Exactly retype the lines from the top of the data through the line containing "from matplotlib.colors import to_rgb", leaving out every picture.
■ ■ ■
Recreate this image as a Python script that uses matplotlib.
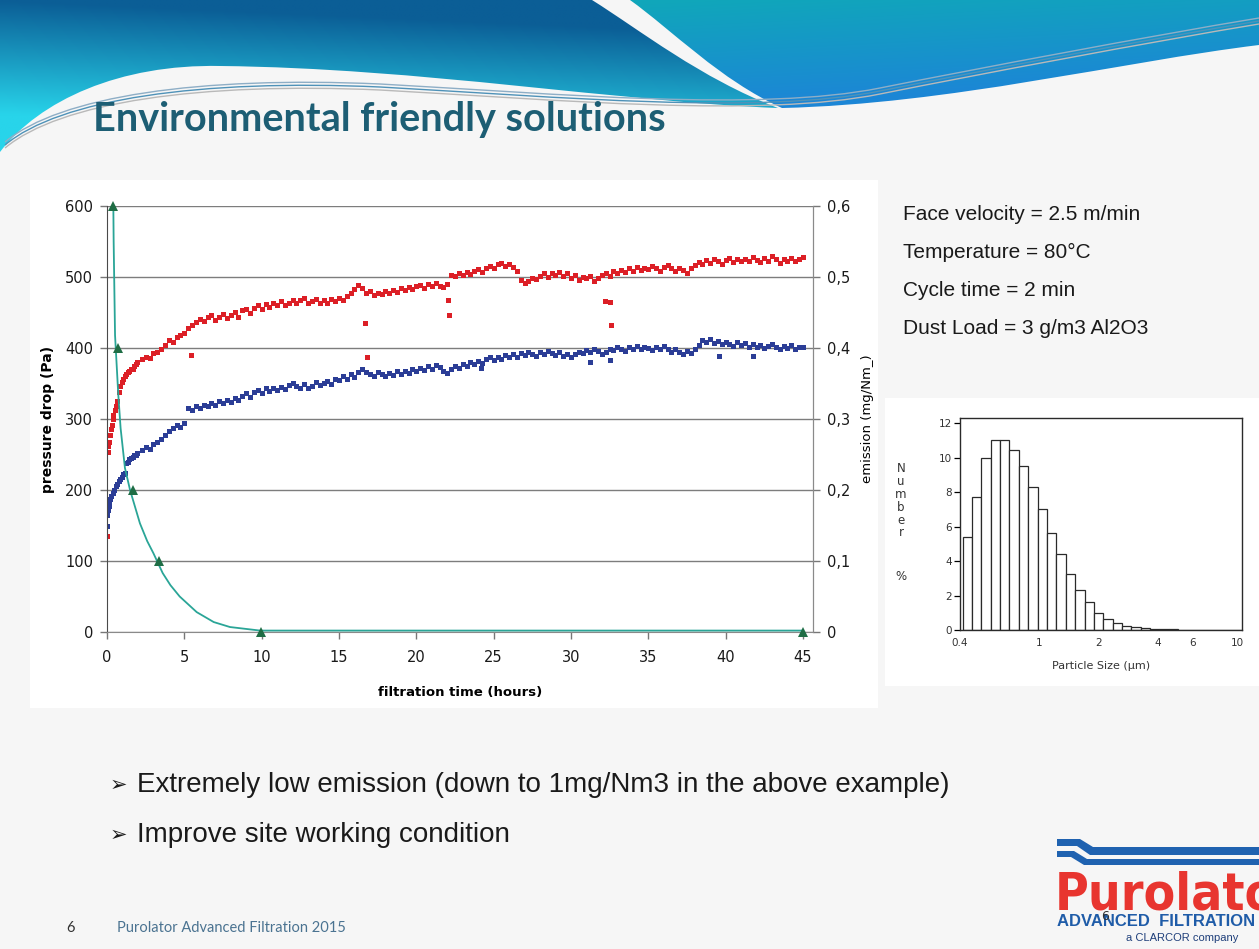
import numpy as np
import matplotlib
matplotlib.use('Agg')
import matplotlib.pyplot as plt
from matplotlib.path import Path
from matplotlib.patches import PathPatch, Rectangle, Polygon
from matplotlib.ticker import FuncFormatter, NullLocator
from matplotlib.colors import to_rgb

# ---------------- data ----------------
# start-up phase, logged more densely
red_early_hours = [0.0, 0.0, 0.03, 0.06, 0.08, 0.12, 0.18, 0.24, 0.3, 0.36, 0.42, 0.5, 0.58, 0.66,
                   0.75, 0.85, 0.95, 1.05, 1.15, 1.25, 1.35, 1.45, 1.55, 1.65, 1.75, 1.85, 1.95]
red_early_pa = [135, 168, 177, 253, 262, 268, 278, 286, 292, 300, 306, 312, 318, 326,
                338, 346, 352, 356, 360, 364, 366, 368, 371, 370, 375, 377, 380]
blue_early_hours = [0.0, 0.02, 0.06, 0.1, 0.15, 0.2, 0.28, 0.36, 0.45, 0.55, 0.65, 0.75, 0.85,
                    0.95, 1.05, 1.15, 1.25, 1.35, 1.45, 1.55, 1.65, 1.75, 1.85, 1.95]
blue_early_pa = [150, 165, 172, 178, 183, 188, 192, 196, 200, 205, 209, 213, 216,
                 219, 222, 224, 238, 240, 243, 245, 247, 249, 250, 252]

# regular log, one sample every 15 minutes from 2.25 h on
sample_hours = np.arange(2.25, 45.001, 0.25)
red_pa = [384, 388, 386, 393, 395, 399, 404, 411, 409, 416, 418, 421,
          428, 433, 437, 441, 438, 443, 447, 440, 444, 448, 442, 446,
          450, 444, 453, 455, 449, 457, 460, 455, 462, 458, 463, 460,
          466, 461, 464, 468, 463, 467, 470, 464, 466, 469, 463, 467,
          464, 469, 466, 471, 468, 473, 477, 483, 489, 485, 478, 480,
          474, 478, 476, 480, 477, 482, 479, 484, 481, 486, 483, 487,
          489, 485, 490, 487, 491, 488, 486, 490, 503, 501, 505, 503,
          507, 504, 509, 511, 507, 513, 516, 512, 518, 520, 515, 518,
          514, 508, 496, 491, 494, 499, 497, 502, 505, 500, 506, 503,
          507, 501, 505, 499, 503, 496, 500, 498, 502, 495, 499, 503,
          505, 501, 508, 506, 510, 507, 512, 509, 514, 510, 513, 511,
          515, 512, 509, 514, 517, 512, 508, 513, 510, 506, 512, 517,
          521, 518, 524, 520, 526, 522, 519, 524, 527, 521, 525, 522,
          526, 523, 528, 524, 521, 527, 523, 529, 525, 520, 526, 523,
          527, 522, 525, 528]
blue_pa = [256, 260, 258, 265, 268, 272, 277, 283, 287, 291, 289, 294,
           316, 312, 318, 315, 320, 318, 323, 320, 325, 322, 327, 324,
           330, 327, 333, 336, 331, 338, 341, 337, 343, 339, 344, 341,
           345, 342, 348, 351, 346, 344, 349, 343, 347, 352, 348, 351,
           354, 350, 357, 355, 360, 357, 363, 359, 366, 370, 366, 364,
           361, 366, 363, 360, 365, 362, 367, 364, 368, 365, 370, 367,
           372, 369, 374, 371, 376, 373, 368, 365, 370, 374, 372, 377,
           375, 380, 377, 382, 379, 384, 387, 383, 388, 385, 390, 387,
           391, 388, 393, 390, 395, 392, 389, 394, 391, 396, 393, 390,
           394, 389, 392, 387, 391, 395, 393, 397, 394, 399, 396, 392,
           395, 399, 397, 402, 399, 396, 401, 398, 403, 399, 402, 400,
           397, 401, 398, 403, 399, 395, 398, 394, 392, 396, 393, 399,
           404, 411, 408, 412, 407, 410, 405, 409, 406, 403, 408, 404,
           407, 402, 405, 401, 404, 400, 403, 406, 401, 398, 403, 400,
           404, 399, 402, 401]

# stray readings
red_stray_hours = [5.4, 16.7, 16.8, 22.05, 22.1, 32.2, 32.5, 32.6]
red_stray_pa = [390, 435, 387, 467, 447, 466, 465, 433]
blue_stray_hours = [22.0, 24.2, 31.2, 32.5, 39.6, 41.8]
blue_stray_pa = [365, 372, 380, 383, 389, 389]

# emission (right axis)
emission_curve_hours = [0.41, 0.43, 0.52, 0.73, 0.88, 1.16, 1.49, 2.13, 2.6, 3.0, 3.6, 4.1, 4.7,
                        5.8, 6.9, 7.95, 9.9, 45.0]
emission_curve_mg = [0.60, 0.55, 0.418, 0.334, 0.287, 0.231, 0.20, 0.153, 0.128, 0.111, 0.083,
                     0.066, 0.05, 0.028, 0.014, 0.007, 0.002, 0.002]
emission_marker_hours = [0.41, 0.73, 1.7, 3.36, 9.93, 45.0]
emission_marker_mg = [0.6, 0.4, 0.2, 0.1, 0.0, 0.0]

# dust particle size distribution
size_bin_edges = [0.413, 0.46, 0.513, 0.572, 0.638, 0.711, 0.793, 0.884, 0.986, 1.10, 1.226,
                  1.367, 1.524, 1.70, 1.895, 2.11, 2.36, 2.63, 2.93, 3.27, 3.64, 4.06, 4.53,
                  5.05, 5.63, 6.28, 7.0, 7.8, 8.7, 9.7, 10.6]
size_number_pct = [5.4, 7.7, 10.0, 11.0, 11.0, 10.45, 9.5, 8.3, 7.0, 5.6, 4.4, 3.25, 2.3, 1.6,
                   1.0, 0.65, 0.4, 0.25, 0.15, 0.12, 0.06, 0.04, 0.03, 0.02, 0.02, 0.01, 0.01,
                   0.01, 0.01, 0.01]
size_ticks = [0.4, 1, 2, 4, 6, 10]
size_tick_labels = ['0.4', '1', '2', '4', '6', '10']

conditions = ['Face velocity = 2.5 m/min', 'Temperature = 80\u00b0C', 'Cycle time = 2 min',
              'Dust Load = 3 g/m3 Al2O3']
bullets = ['Extremely low emission (down to 1mg/Nm3 in the above example)',
           'Improve site working condition']

RED = '#dc1f26'
BLUE = '#2b3d96'
TEAL_LINE = '#2aa597'
TRI_GREEN = '#1f6d45'

plt.rcParams['font.family'] = ['DejaVu Sans']

W, H = 1259, 949
fig = plt.figure(figsize=(W / 100, H / 100), dpi=100, facecolor='#f6f6f6')

# full-page axes in pixel units (y down) for the slide decoration
bg = fig.add_axes([0, 0, 1, 1], zorder=-10)
bg.set_autoscale_on(False)
bg.set_xlim(0, W)
bg.set_ylim(H, 0)
bg.axis('off')


def curve_path(start, segments):
    verts = [start]
    codes = [Path.MOVETO]
    for seg in segments:
        if len(seg) == 3:
            verts += list(seg)
            codes += [Path.CURVE4] * 3
        else:
            verts.append(seg[0])
            codes.append(Path.LINETO)
    verts.append(start)
    codes.append(Path.CLOSEPOLY)
    return Path(verts, codes)


def gradient_fill(path, c_top, c_bottom, weight_y, weight_x, x_ref):
    patch = PathPatch(path, facecolor='none', edgecolor='none')
    bg.add_patch(patch)
    xs = np.linspace(0, W, 160)
    ys = np.linspace(0, 170, 90)
    X, Y = np.meshgrid(xs, ys)
    s = np.clip(Y * weight_y + (X - x_ref) * weight_x, 0, 1)[..., None]
    img = np.array(to_rgb(c_top)) * (1 - s) + np.array(to_rgb(c_bottom)) * s
    im = bg.imshow(img, extent=(0, W, 170, 0), aspect='auto', interpolation='bilinear', zorder=1)
    im.set_clip_path(patch)


# header swooshes
left_wave = curve_path((0, 0), [((592, 0),),
                                ((640, 30), (700, 78), (778, 108)),
                                ((620, 102), (420, 68), (220, 66)),
                                ((120, 64), (40, 100), (0, 152))])
gradient_fill(left_wave, '#0b5e96', '#28d4ea', 1 / 115, -1 / 2600, 0)

right_wave = curve_path((630, 0), [((1259, 0),), ((1259, 45),),
                                   ((1120, 62), (950, 104), (782, 108)),
                                   ((720, 80), (672, 30), (630, 0))])
gradient_fill(right_wave, '#10a7ba', '#1c86d6', 1 / 110, 1 / 2200, 650)

for dy, col in [(0, '#8eaec6'), (3, '#4f92b8'), (6, '#b9b9b9')]:
    streak = Path([(5, 142 + dy), (60, 96 + dy), (200, 76 + dy), (380, 84 + dy),
                   (560, 94 + dy), (760, 112 + dy), (880, 88 + dy),
                   (980, 68 + dy), (1150, 36 + dy), (1259, 18 + dy)],
                  [Path.MOVETO] + [Path.CURVE4] * 9)
    bg.add_patch(PathPatch(streak, facecolor='none', edgecolor=col, lw=1.0, zorder=2))

bg.text(93, 131, 'Environmental friendly solutions', fontsize=28.5, fontweight='bold',
        color='#1d5e74', family=['Lato', 'DejaVu Sans'], va='baseline', ha='left', zorder=3)

# white panels behind the two charts
bg.add_patch(Rectangle((30, 180), 848, 528, facecolor='white', edgecolor='none', zorder=1))
bg.add_patch(Rectangle((885, 398), 374, 288, facecolor='white', edgecolor='none', zorder=1))

# ---------------- main chart ----------------
ax = fig.add_axes([107 / W, (H - 632) / H, (813 - 107) / W, (632 - 206) / H])
ax.set_facecolor('none')
ax.set_xlim(0, 45.65)
ax.set_ylim(0, 600)
ax.set_xticks(range(0, 50, 5))
ax.set_yticks(range(0, 700, 100))
ax.grid(axis='y', color='#7d7d7d', lw=1.0)
ax.set_axisbelow(True)
ax.spines['top'].set_visible(False)
ax.spines['left'].set_color('#4a4a4a')
ax.spines['bottom'].set_color('#8a8a8a')
ax.spines['right'].set_color('#8a8a8a')
ax.tick_params(direction='out', length=5, width=1, color='#777777', labelsize=10.5,
               labelcolor='#1a1a1a', pad=5)
ax.tick_params(axis='x', pad=8)

ms = 3.6
ax.plot(red_early_hours, red_early_pa, 's', ms=ms, mew=0, color=RED)
ax.plot(sample_hours, red_pa, 's', ms=ms, mew=0, color=RED)
ax.plot(red_stray_hours, red_stray_pa, 's', ms=ms, mew=0, color=RED)
ax.plot(blue_early_hours, blue_early_pa, 's', ms=ms, mew=0, color=BLUE)
ax.plot(sample_hours, blue_pa, 's', ms=ms, mew=0, color=BLUE)
ax.plot(blue_stray_hours, blue_stray_pa, 's', ms=ms, mew=0, color=BLUE)

ax.set_xlabel('filtration time (hours)', fontsize=9.5, fontweight='bold', labelpad=15)
ax.set_ylabel('pressure drop (Pa)', fontsize=10, fontweight='bold', labelpad=7)

ax2 = ax.twinx()
ax2.set_ylim(0, 0.6)
ax2.set_yticks([0, 0.1, 0.2, 0.3, 0.4, 0.5, 0.6])
ax2.yaxis.set_major_formatter(FuncFormatter(lambda v, pos: '0' if v == 0 else f'{v:.1f}'.replace('.', ',')))
for side in ['top', 'left', 'bottom']:
    ax2.spines[side].set_visible(False)
ax2.spines['right'].set_color('#8a8a8a')
ax2.tick_params(direction='out', length=5, width=1, color='#777777', labelsize=10.5,
                labelcolor='#1a1a1a', pad=5)
ax2.plot(emission_curve_hours, emission_curve_mg, color=TEAL_LINE, lw=1.3, clip_on=False)
ax2.plot(emission_marker_hours, emission_marker_mg, '^', ms=7, mew=0, color=TRI_GREEN, clip_on=False)
ax2.set_ylabel('emission (mg/Nm_)', fontsize=9.5, labelpad=8)

# ---------------- test conditions ----------------
for i, line in enumerate(conditions):
    bg.text(903, 214 + 38 * i, line, fontsize=15, family=['Liberation Sans', 'DejaVu Sans'],
            color='#1a1a1a', va='center', ha='left', zorder=3)

# ---------------- particle size histogram ----------------
hx = fig.add_axes([960 / W, (H - 630) / H, 282 / W, 212 / H])
hx.set_xscale('log')
hx.bar(size_bin_edges[:-1], size_number_pct, width=np.diff(size_bin_edges), align='edge',
       facecolor='white', edgecolor='#2a2a2a', lw=0.9)
hx.set_xlim(0.4, 10.6)
hx.set_ylim(0, 12.3)
hx.set_xticks(size_ticks)
hx.set_xticklabels(size_tick_labels)
hx.xaxis.set_minor_locator(NullLocator())
hx.set_yticks(range(0, 13, 2))
hx.tick_params(axis='y', direction='out', length=4, width=0.9, labelsize=7.5, labelcolor='#333333', pad=2)
hx.tick_params(axis='x', length=0, labelsize=7.5, labelcolor='#333333', pad=6)
for sp in hx.spines.values():
    sp.set_color('#2a2a2a')
    sp.set_linewidth(1.0)
hx.set_xlabel('Particle Size (\u00b5m)', fontsize=8, color='#333333', labelpad=9)
for i, ch in enumerate('Number'):
    bg.text(901, 468 + 13 * i, ch, fontsize=8.5, color='#333333', ha='center', va='center', zorder=3)
bg.text(901, 576, '%', fontsize=8.5, color='#333333', ha='center', va='center', zorder=3)

# ---------------- bullets ----------------
for i, line in enumerate(bullets):
    y = 785 + 50 * i
    bg.text(110, y, '\u27a2', fontsize=15, color='#1a1a1a', va='center', ha='left', zorder=3)
    bg.text(137, y, line, fontsize=20, family=['Liberation Sans Narrow', 'Liberation Sans', 'DejaVu Sans'],
            color='#1a1a1a', va='center', ha='left', zorder=3)

# ---------------- footer & logo ----------------
bg.text(66, 928, '6', fontsize=10.5, color='#333333', va='center', ha='left',
        family=['Lato', 'DejaVu Sans'], zorder=3)
bg.text(117, 928, 'Purolator Advanced Filtration 2015', fontsize=10.5, color='#4b7391',
        va='center', ha='left', family=['Lato', 'DejaVu Sans'], zorder=3)

bg.add_patch(Polygon([(1057, 839), (1080, 839), (1093, 847), (1259, 847), (1259, 855),
                      (1090, 855), (1077, 846), (1057, 846)], closed=True,
                     facecolor='#1f62b0', edgecolor='none', zorder=3))
bg.add_patch(Polygon([(1057, 851), (1074, 851), (1087, 859), (1259, 859), (1259, 865),
                      (1084, 865), (1071, 857), (1057, 857)], closed=True,
                     facecolor='#1f62b0', edgecolor='none', zorder=3))
bg.text(1055, 909, 'Purolator', fontsize=37, fontweight='heavy', fontstretch='condensed',
        color='#e8352f', va='baseline', ha='left', zorder=3)
bg.text(1057, 926, 'ADVANCED  FILTRATION', fontsize=12, fontweight='bold', color='#1f5ca8',
        va='baseline', ha='left', family=['Liberation Sans', 'DejaVu Sans'], zorder=3)
bg.text(1126, 941, 'a CLARCOR company', fontsize=8, color='#1f3f7a', va='baseline', ha='left',
        family=['Liberation Sans', 'DejaVu Sans'], zorder=3)
bg.text(1101, 917, '6', fontsize=9, color='#333333', va='center', ha='left', zorder=4)

fig.savefig('out.png', dpi=100, facecolor=fig.get_facecolor())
■ ■ ■
Exercise result:
Recreate this image as a Python script that uses matplotlib.
import numpy as np
import matplotlib
matplotlib.use('Agg')
import matplotlib.pyplot as plt
from matplotlib.path import Path
from matplotlib.patches import PathPatch, Rectangle, Polygon
from matplotlib.ticker import FuncFormatter, NullLocator
from matplotlib.colors import to_rgb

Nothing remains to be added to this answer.